Answer:
10.6 m
Step-by-step explanation:
Draw a free body diagram. There are 3 forces on the rock:
Normal force N pushing up normal to the surface,
Weight force mg pulling straight down,
and friction force Nμ pushing down parallel to the surface.

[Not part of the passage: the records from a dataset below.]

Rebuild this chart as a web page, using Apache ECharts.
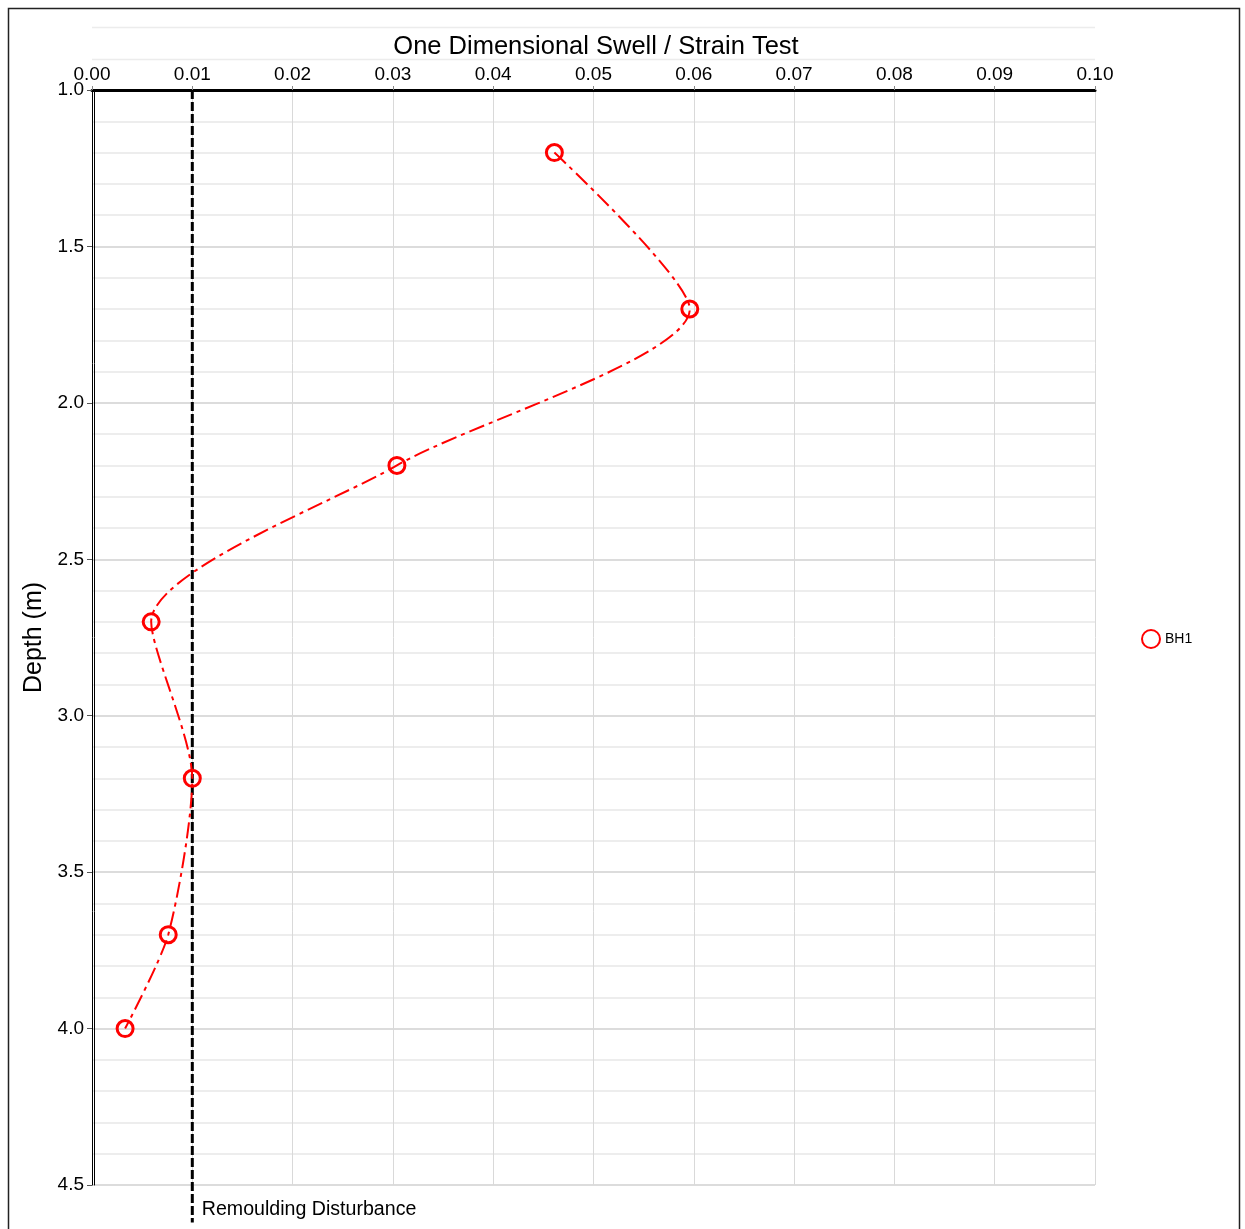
<!DOCTYPE html>
<html>
<head>
<meta charset="utf-8">
<script src="https://cdn.jsdelivr.net/npm/echarts@6/dist/echarts.min.js"></script>
<style>
  html, body { margin: 0; padding: 0; background: #fff; }
  #chart { width: 1245px; height: 1229px; }
</style>
</head>
<body>
<div id="chart"></div>
<script>
// 数据
const depths = [1.2, 1.7, 2.2, 2.7, 3.2, 3.7, 4.0]
const strains = [0.0461, 0.0596, 0.0304, 0.0059, 0.0100, 0.0076, 0.0033]
const xTicks = [0, 0.1, 0.01]      // min, max, interval
const yTicks = [1.0, 4.5, 0.5]
const disturbanceX = 0.01
const disturbanceY = [1.0, 4.58, 4.62]   // line runs a bit past the axis, label at 4.58
const extraGridY = [0.8, 0.9]

const fontFamily = '"Liberation Sans", Arial, sans-serif'

let myChart = echarts.init(document.getElementById('chart'))

let bh1 = depths.map((d, i) => [strains[i], d])

let remould = disturbanceY.map((y, i) => {
  let item = { value: [disturbanceX, y], symbol: 'none' }
  if (i === 1) {
    item.symbol = 'rect'
    item.symbolSize = 1
    item.label = {
      show: true,
      position: 'right',
      distance: 9,
      formatter: 'Remoulding Disturbance',
      color: '#000',
      fontSize: 19.6,
      fontFamily: fontFamily
    }
  }
  return item
})

let option = {
  animation: false,
  title: {
    text: 'One Dimensional Swell / Strain Test',
    left: 596,
    top: 34,
    textAlign: 'center',
    padding: 0,
    textStyle: { fontSize: 25.5, fontWeight: 'normal', color: '#000', fontFamily: fontFamily }
  },
  legend: {
    data: ['BH1'],
    orient: 'vertical',
    left: 1136,
    top: 624,
    itemWidth: 18,
    itemHeight: 18,
    itemGap: 8,
    icon: 'circle',
    textStyle: { fontSize: 14, color: '#000', fontFamily: fontFamily }
  },
  grid: { left: 92, right: 150, top: 90, bottom: 44 },
  xAxis: {
    type: 'value',
    position: 'top',
    min: xTicks[0],
    max: xTicks[1],
    interval: xTicks[2],
    axisLine: { show: true, lineStyle: { color: '#000', width: 3 } },
    axisTick: { show: true, length: 4, lineStyle: { color: '#888' } },
    axisLabel: {
      margin: 6,
      fontSize: 19,
      color: '#000',
      fontFamily: fontFamily,
      formatter: v => v.toFixed(2)
    },
    splitLine: { show: true, lineStyle: { color: '#d9d9d9', width: 1 } }
  },
  yAxis: [
    {
      type: 'value',
      inverse: true,
      min: yTicks[0],
      max: yTicks[1],
      interval: yTicks[2],
      name: 'Depth (m)',
      nameLocation: 'middle',
      nameGap: 41,
      nameTextStyle: { fontSize: 25, color: '#000', fontFamily: fontFamily },
      axisLine: { show: true, onZero: false, lineStyle: { color: '#000', width: 1 } },
      axisTick: { show: true, length: 5, lineStyle: { color: '#555' } },
      axisLabel: {
        margin: 8,
        fontSize: 19,
        color: '#000',
        fontFamily: fontFamily,
        formatter: v => v.toFixed(1)
      },
      splitLine: { show: true, lineStyle: { color: '#d0d0d0', width: 1.5 } },
      minorTick: { show: false, splitNumber: 5 },
      minorSplitLine: { show: true, lineStyle: { color: '#e8e8e8', width: 1.5 } }
    },
    {
      // 左侧双线
      type: 'value',
      inverse: true,
      min: yTicks[0],
      max: yTicks[1],
      position: 'left',
      offset: -2,
      axisLine: { show: true, onZero: false, lineStyle: { color: '#000', width: 1 } },
      axisTick: { show: false },
      axisLabel: { show: false },
      splitLine: { show: false }
    }
  ],
  series: [
    {
      name: 'BH1',
      type: 'line',
      data: bh1,
      smooth: 0.25,
      symbol: 'circle',
      symbolSize: 16,
      itemStyle: { color: 'rgba(255,255,255,0)', borderColor: '#ff0000', borderWidth: 3 },
      lineStyle: { color: '#ff0000', width: 2, type: [16, 5, 4, 5] },
      z: 3
    },
    {
      name: 'Remoulding Disturbance',
      type: 'line',
      data: remould,
      clip: false,
      silent: true,
      itemStyle: { color: '#000' },
      lineStyle: { color: '#000', width: 3, type: [9, 3] },
      z: 2
    }
  ]
}

myChart.setOption(option)

// 图上方多出的两条浅色网格线 + 外框
let gLeft = myChart.convertToPixel({ xAxisIndex: 0 }, xTicks[0])
let gRight = myChart.convertToPixel({ xAxisIndex: 0 }, xTicks[1])
let graphics = extraGridY.map(v => {
  let y = Math.round(myChart.convertToPixel({ yAxisIndex: 0 }, v)) + 0.5
  return {
    type: 'line',
    shape: { x1: gLeft, y1: y, x2: gRight, y2: y },
    style: { stroke: '#ececec', lineWidth: 1.5 },
    silent: true
  }
})
graphics.push({
  type: 'rect',
  shape: { x: 8.5, y: 8.5, width: 1231, height: 1260 },
  style: { fill: 'none', stroke: '#222', lineWidth: 1.5 },
  silent: true
})
myChart.setOption({ graphic: graphics })
</script>
</body>
</html>
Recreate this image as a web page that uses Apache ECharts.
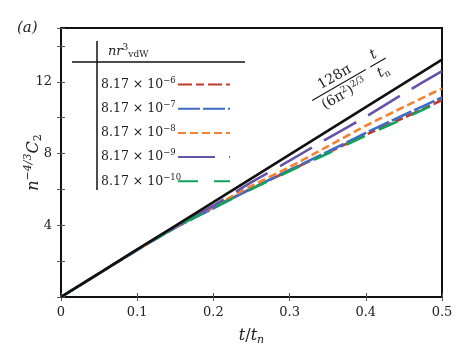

Sum of forces in the normal direction:
∑F = ma
N − mg cos θ = 0
N = mg cos θ
Sum of forces in the parallel direction:
∑F = ma
-mg sin θ − Nμ = ma
Substitute:
-mg sin θ − mg cos θ μ = ma
-g (sin θ + μ cos θ) = a
Given initial velocity u, final velocity 0, and acceleration a, find the displacement:
v² = u² + 2as
0 = u² − 2g (sin θ + μ cos θ) s
s = u² / [2g (sin θ + μ cos θ)]
Plug in values:
s = (16 m/s)² / [2 (9.8 m/s²) (sin 41° + 0.2 cos 41°)]
s = 16.2 m
The rock slides 16.2 meters up the incline. The vertical displacement is:
h = s sin θ
h = (16.2 m) (sin 41°)
h = 10.6 m
Notice the kinetic coefficient of friction was used because the rock was in motion. Also notice that the mass of the rock ultimately did not matter.